As luck would have it, Randy and I ended up at the same college. So on the first day of freshman year, I marched up to him and handed him a letter of introduction from Mr. Rosemond. And we've been friends ever since.
Mr. Rosemond died shortly after Randy and I graduated from college. We still talk about him all the time. And we still miss him.
These are the people who made me who I am. They taught me lots of great stuff, but they did more: They nurtured and encouraged me every step of the way. And I'll bet you have a similar list.
A few years ago I worked part time as a substitute teacher in the West Contra Costa School District. I was gratified to find that there are still lot of Mr. Rosemonds and Mrs. Helgessons out there, trying their hardest to educate and nurture the next generation, despite the low pay and lousy working conditions.

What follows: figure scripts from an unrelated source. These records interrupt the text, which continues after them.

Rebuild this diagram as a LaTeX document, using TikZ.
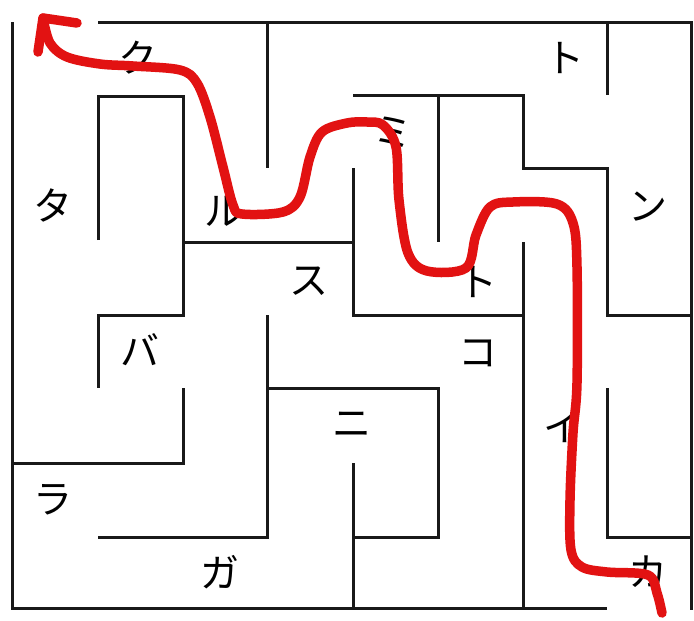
\documentclass[tikz,border=0pt]{standalone}
\usepackage{fontspec}
\newfontfamily\jpfont{Noto Sans CJK JP}
\definecolor{pathred}{RGB}{226,18,18}
\definecolor{wallgray}{RGB}{25,25,25}
\begin{document}
\begin{tikzpicture}[x=1pt,y=-1pt,
  wall/.style={draw=wallgray,line width=3pt,line join=miter},
  lbl/.style={font=\jpfont\fontsize{39}{39}\selectfont,inner sep=0pt,text=black},
  route/.style={draw=pathred,line width=9.5pt,line cap=round,line join=round}]
\useasboundingbox[fill=white] (0,0) rectangle (694,621);
% outer walls
\draw[wall] (98,22) -- (691,22) -- (691,610);
\draw[wall] (12,22) -- (12,608) -- (607,608);
% inner walls
\draw[wall] (267,22) -- (267,168);
\draw[wall] (98,240) -- (98,96) -- (183,96) -- (183,315) -- (98,315) -- (98,388);
\draw[wall] (183,242) -- (353,242);
\draw[wall] (353,168) -- (353,315) -- (523,315);
\draw[wall] (523,242) -- (523,608);
\draw[wall] (353,95) -- (523,95) -- (523,168) -- (607,168) -- (607,315) -- (691,315);
\draw[wall] (438,95) -- (438,242);
\draw[wall] (607,22) -- (607,95);
\draw[wall] (183,388) -- (183,463) -- (12,463);
\draw[wall] (267,315) -- (267,537) -- (98,537);
\draw[wall] (267,388) -- (438,388) -- (438,537) -- (353,537);
\draw[wall] (353,463) -- (353,608);
\draw[wall] (607,388) -- (607,537) -- (691,537);
% labels
\node[lbl] (ku) at (138,58) {ク};
\node[lbl] (to1) at (565,58) {ト};
\node[lbl] (mi) at (393,132) {ミ};
\node[lbl] (ta) at (53,205) {タ};
\node[lbl] (ru) at (224,211) {ル};
\node[lbl] (n) at (648,207) {ン};
\node[lbl] (su) at (309,281) {ス};
\node[lbl] (to2) at (478,282) {ト};
\node[lbl] (ba) at (140,350) {バ};
\node[lbl] (ko) at (478,353) {コ};
\node[lbl] (ni) at (352,425) {ニ};
\node[lbl] (i) at (563,427) {イ};
\node[lbl] (ra) at (53,500) {ラ};
\node[lbl] (ga) at (220,572) {ガ};
\node[lbl] (ka) at (648,572) {カ};
% route
\draw[route] plot[smooth,tension=0.55] coordinates {
 (662,613) (657,593) (648,575) (607,572) (582,567) (571,550) (570,500)
 (573,433) (577,383) (577,267) (573,223) (557,204) (513,202) (490,207)
 (476,235) (466,268) (427,271) (408,253) (399,200) (396,147) (383,125)
 (367,122) (347,123) (322,132) (310,157) (300,197) (283,212) (242,214)
 (233,205) (223,167) (210,117) (197,83) (180,70) (133,66) (100,64)
 (67,57) (50,43) (43,18)};
\draw[route] (38,52) -- (43,18) -- (77,23);
\end{tikzpicture}
\end{document}
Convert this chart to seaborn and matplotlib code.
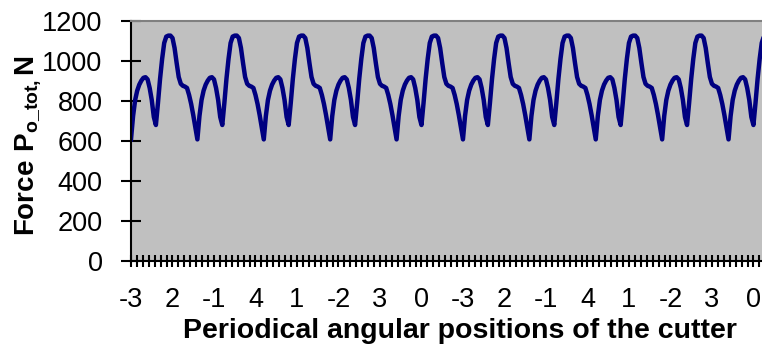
import numpy as np
import matplotlib
matplotlib.use("Agg")
import matplotlib.pyplot as plt
import seaborn as sns

# One cycle of the total force (N), 32 samples per cycle.
# The signal repeats identically along the whole axis.
force_cycle = [608, 725, 805, 852, 882, 902, 916, 919, 908, 865, 805, 720,
               680, 790, 910, 1010, 1090, 1122, 1127, 1127, 1115, 1065, 990, 920,
               886, 876, 872, 865, 830, 785, 730, 670]
n_cycles = 10
sample_step = 0.35      # categories between two samples (11.2 categories per cycle)

# category axis: one tick per category, a label every 7th
x_tick_labels = ["-3", "2", "-1", "4", "1", "-2", "3", "0",
                 "-3", "2", "-1", "4", "1", "-2", "3", "0"]
label_every = 7
n_categories = 112
y_ticks = [0, 200, 400, 600, 800, 1000, 1200]

force = np.append(np.tile(force_cycle, n_cycles), force_cycle[0])
position = np.arange(len(force)) * sample_step

plt.rcParams["font.family"] = ["Liberation Sans", "DejaVu Sans"]
plt.rcParams["mathtext.fontset"] = "custom"
plt.rcParams["mathtext.rm"] = "Liberation Sans"
plt.rcParams["mathtext.bf"] = "Liberation Sans:bold"

fig = plt.figure(figsize=(7.62, 3.49), dpi=100)
# plot area runs past the right edge of the picture (it is cropped there)
ax = fig.add_axes([131 / 762, 88 / 349, 658 / 762, 240 / 349])
ax.set_facecolor("#C0C0C0")

sns.lineplot(x=position, y=force, ax=ax, color="#000080", linewidth=3.2)

ax.set_xlim(0, 111)
ax.set_ylim(0, 1200)
ax.set_yticks(y_ticks)
ax.set_yticklabels([str(v) for v in y_ticks])

ticks = list(range(n_categories))
labels = []
for t in ticks:
    k = t // label_every
    if t % label_every == 0 and k < len(x_tick_labels):
        labels.append(x_tick_labels[k])
    else:
        labels.append("")
ax.set_xticks(ticks)
ax.set_xticklabels(labels)

ax.tick_params(axis="x", direction="inout", length=9, width=1.5, pad=14, labelsize=19.5, colors="black")
ax.tick_params(axis="y", direction="inout", length=15, width=1.5, pad=13, labelsize=19.5, colors="black")

for side in ["left", "bottom"]:
    ax.spines[side].set_color("black")
    ax.spines[side].set_linewidth(1.5)
ax.spines["top"].set_color("#808080")
ax.spines["top"].set_linewidth(1.5)
ax.spines["right"].set_visible(False)

ax.set_xlabel("Periodical angular positions of the cutter", fontsize=20.5,
              fontweight="bold", labelpad=4)
fig.text(28 / 762, 1 - 146 / 349, r"$\mathbf{Force\ P_{o\_tot,}N}$", rotation=90,
         ha="center", va="center", fontsize=20)

fig.savefig("out.png", dpi=100)
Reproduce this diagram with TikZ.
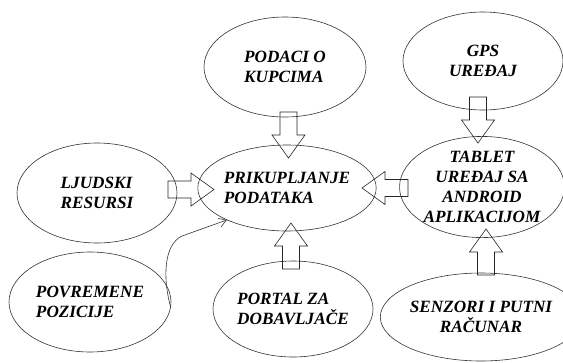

And yet it seems to be open season on teachers these days. They're being blamed for everything that's wrong with our education system, when the truth is that they're the only thing that's right.
Yeah, yeah, I've heard the talk: They only work nine months out of the year, and they get off work at 3:15.
But let me tell you: Teaching is the hardest job I've ever done. There are no breaks, even for a second, because you have to pay constant attention to 30 different people. After nine months of this, you need a vacation just to catch your breath again.
And as far as getting off at 3:15, the workday actually goes on well into the night. Somebody has to grade all those exams, term papers and homework assignments, and make lesson plans for the next day.
Our teachers are the most valuable asset we have because without them, there is no next generation. It's time we started treating them as such.